Available data:
>> start

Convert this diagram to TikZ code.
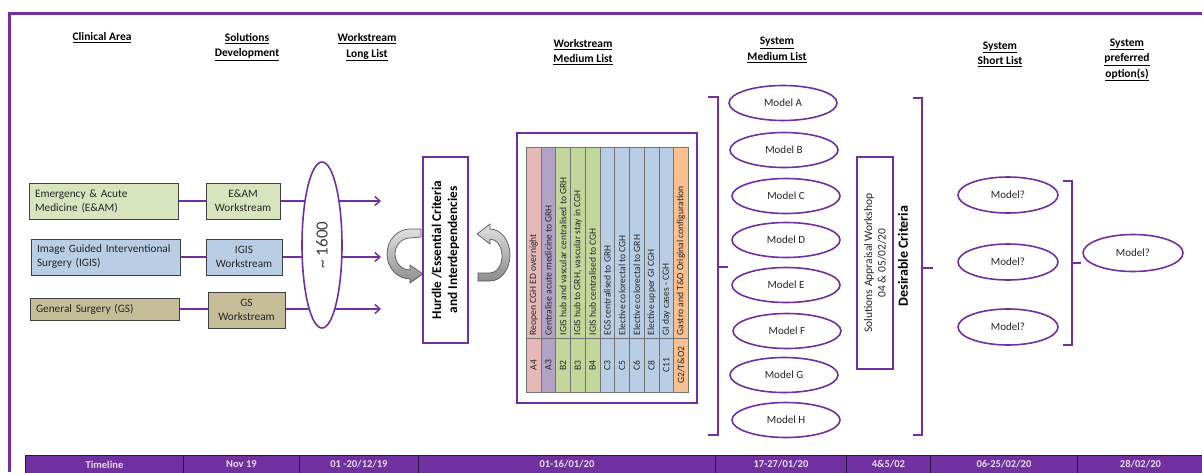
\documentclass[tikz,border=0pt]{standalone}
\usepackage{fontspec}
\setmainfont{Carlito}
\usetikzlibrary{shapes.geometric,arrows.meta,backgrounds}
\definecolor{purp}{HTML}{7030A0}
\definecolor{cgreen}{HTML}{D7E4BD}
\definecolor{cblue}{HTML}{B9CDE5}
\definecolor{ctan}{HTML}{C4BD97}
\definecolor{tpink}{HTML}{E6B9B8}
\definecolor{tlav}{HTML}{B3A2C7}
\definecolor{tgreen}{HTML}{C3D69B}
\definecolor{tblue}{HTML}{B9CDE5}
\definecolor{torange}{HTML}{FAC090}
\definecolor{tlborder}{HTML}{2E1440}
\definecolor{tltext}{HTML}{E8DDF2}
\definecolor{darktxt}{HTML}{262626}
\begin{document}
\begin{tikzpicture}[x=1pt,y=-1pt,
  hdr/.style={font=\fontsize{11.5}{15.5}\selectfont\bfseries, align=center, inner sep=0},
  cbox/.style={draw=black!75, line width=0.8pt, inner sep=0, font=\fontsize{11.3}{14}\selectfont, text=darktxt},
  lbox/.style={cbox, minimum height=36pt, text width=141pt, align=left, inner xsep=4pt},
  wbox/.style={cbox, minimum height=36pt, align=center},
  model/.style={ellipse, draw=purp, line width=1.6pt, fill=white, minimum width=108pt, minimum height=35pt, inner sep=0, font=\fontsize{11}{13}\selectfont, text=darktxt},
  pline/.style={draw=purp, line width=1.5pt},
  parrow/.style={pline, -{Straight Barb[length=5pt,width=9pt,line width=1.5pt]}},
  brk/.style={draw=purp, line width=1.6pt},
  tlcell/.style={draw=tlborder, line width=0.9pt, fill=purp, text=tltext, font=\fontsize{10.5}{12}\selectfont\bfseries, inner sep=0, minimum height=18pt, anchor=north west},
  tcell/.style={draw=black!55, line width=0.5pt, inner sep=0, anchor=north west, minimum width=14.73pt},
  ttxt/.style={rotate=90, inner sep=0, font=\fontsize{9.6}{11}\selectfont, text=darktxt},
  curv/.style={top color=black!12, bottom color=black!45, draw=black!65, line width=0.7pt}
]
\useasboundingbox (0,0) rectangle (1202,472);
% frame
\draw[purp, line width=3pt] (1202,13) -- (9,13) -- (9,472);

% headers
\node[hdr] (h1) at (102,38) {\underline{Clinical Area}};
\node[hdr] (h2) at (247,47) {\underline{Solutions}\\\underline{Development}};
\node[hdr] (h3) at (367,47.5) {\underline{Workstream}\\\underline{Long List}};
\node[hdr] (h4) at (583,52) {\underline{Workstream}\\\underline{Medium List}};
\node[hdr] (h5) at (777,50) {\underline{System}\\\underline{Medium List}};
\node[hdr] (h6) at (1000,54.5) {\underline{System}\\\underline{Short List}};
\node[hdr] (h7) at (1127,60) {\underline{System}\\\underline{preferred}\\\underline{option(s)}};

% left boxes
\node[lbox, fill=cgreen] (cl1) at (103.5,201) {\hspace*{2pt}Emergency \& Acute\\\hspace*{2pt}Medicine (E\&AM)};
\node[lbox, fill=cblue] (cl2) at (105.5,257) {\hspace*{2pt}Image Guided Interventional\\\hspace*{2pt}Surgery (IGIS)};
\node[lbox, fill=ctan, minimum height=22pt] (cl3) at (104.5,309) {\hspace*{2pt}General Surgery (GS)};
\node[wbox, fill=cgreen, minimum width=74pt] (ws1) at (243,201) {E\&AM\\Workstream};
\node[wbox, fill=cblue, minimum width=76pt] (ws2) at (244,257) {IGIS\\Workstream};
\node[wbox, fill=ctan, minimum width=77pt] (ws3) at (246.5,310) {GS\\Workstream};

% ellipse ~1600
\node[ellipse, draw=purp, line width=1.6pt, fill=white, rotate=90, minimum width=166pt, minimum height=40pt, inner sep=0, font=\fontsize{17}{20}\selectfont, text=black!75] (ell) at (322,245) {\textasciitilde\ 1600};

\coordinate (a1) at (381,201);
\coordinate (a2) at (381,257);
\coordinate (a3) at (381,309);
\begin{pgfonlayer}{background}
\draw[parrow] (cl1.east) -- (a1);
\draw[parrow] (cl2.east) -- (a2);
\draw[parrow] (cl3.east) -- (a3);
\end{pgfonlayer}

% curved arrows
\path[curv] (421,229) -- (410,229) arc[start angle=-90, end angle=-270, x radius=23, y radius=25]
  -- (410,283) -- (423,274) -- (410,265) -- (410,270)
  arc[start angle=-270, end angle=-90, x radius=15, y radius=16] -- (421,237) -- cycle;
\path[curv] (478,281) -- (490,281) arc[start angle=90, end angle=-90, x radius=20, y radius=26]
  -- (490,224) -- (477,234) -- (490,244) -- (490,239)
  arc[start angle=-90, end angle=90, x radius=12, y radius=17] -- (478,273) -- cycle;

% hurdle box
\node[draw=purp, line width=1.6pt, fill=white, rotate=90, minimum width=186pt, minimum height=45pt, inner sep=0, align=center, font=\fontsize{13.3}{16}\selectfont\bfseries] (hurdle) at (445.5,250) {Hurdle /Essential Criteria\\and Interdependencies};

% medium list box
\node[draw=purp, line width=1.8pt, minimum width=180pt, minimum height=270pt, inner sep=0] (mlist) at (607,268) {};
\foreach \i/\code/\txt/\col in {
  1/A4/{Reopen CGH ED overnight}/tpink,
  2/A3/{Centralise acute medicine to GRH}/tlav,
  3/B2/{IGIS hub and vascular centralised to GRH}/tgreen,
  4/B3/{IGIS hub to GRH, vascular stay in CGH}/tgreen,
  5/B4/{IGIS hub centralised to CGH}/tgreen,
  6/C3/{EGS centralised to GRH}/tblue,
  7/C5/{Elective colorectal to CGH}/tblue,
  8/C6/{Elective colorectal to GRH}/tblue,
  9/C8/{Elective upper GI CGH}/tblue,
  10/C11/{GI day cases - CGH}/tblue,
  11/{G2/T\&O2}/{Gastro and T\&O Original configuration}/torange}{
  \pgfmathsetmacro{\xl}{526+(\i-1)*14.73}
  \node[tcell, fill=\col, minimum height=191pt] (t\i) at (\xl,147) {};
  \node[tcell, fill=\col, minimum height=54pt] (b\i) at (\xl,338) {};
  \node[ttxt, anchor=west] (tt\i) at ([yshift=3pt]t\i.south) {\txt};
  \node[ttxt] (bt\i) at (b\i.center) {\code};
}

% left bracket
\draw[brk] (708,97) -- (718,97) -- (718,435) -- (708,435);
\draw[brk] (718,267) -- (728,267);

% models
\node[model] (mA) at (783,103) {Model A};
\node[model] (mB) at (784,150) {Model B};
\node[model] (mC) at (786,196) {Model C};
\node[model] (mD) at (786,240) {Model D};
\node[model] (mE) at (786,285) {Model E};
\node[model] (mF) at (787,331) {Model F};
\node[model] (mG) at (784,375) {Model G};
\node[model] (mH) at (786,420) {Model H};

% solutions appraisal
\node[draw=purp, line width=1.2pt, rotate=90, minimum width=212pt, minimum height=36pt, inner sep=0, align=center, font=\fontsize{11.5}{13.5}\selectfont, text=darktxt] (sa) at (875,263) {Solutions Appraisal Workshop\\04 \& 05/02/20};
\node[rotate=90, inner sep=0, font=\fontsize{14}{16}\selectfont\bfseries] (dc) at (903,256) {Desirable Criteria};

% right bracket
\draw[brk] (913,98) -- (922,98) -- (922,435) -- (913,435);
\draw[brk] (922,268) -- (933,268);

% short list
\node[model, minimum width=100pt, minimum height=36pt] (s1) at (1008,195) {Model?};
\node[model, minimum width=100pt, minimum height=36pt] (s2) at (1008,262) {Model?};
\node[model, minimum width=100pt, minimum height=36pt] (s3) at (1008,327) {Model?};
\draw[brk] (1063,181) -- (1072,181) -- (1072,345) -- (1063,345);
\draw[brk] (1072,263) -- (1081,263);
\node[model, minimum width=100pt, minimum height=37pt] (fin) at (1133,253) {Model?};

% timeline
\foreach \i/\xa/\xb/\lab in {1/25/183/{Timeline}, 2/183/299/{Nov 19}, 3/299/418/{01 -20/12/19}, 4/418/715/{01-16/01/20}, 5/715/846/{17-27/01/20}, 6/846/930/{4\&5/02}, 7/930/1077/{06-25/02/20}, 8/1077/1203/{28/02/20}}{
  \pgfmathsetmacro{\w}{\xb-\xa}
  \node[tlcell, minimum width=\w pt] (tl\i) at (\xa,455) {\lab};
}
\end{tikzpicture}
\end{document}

>> end

The request: Wherever the word "code" occurs in a line of the listing, copy that line.

Answer to this task:
Convert this diagram to TikZ code.
\foreach \i/\code/\txt/\col in {
  \node[ttxt] (bt\i) at (b\i.center) {\code};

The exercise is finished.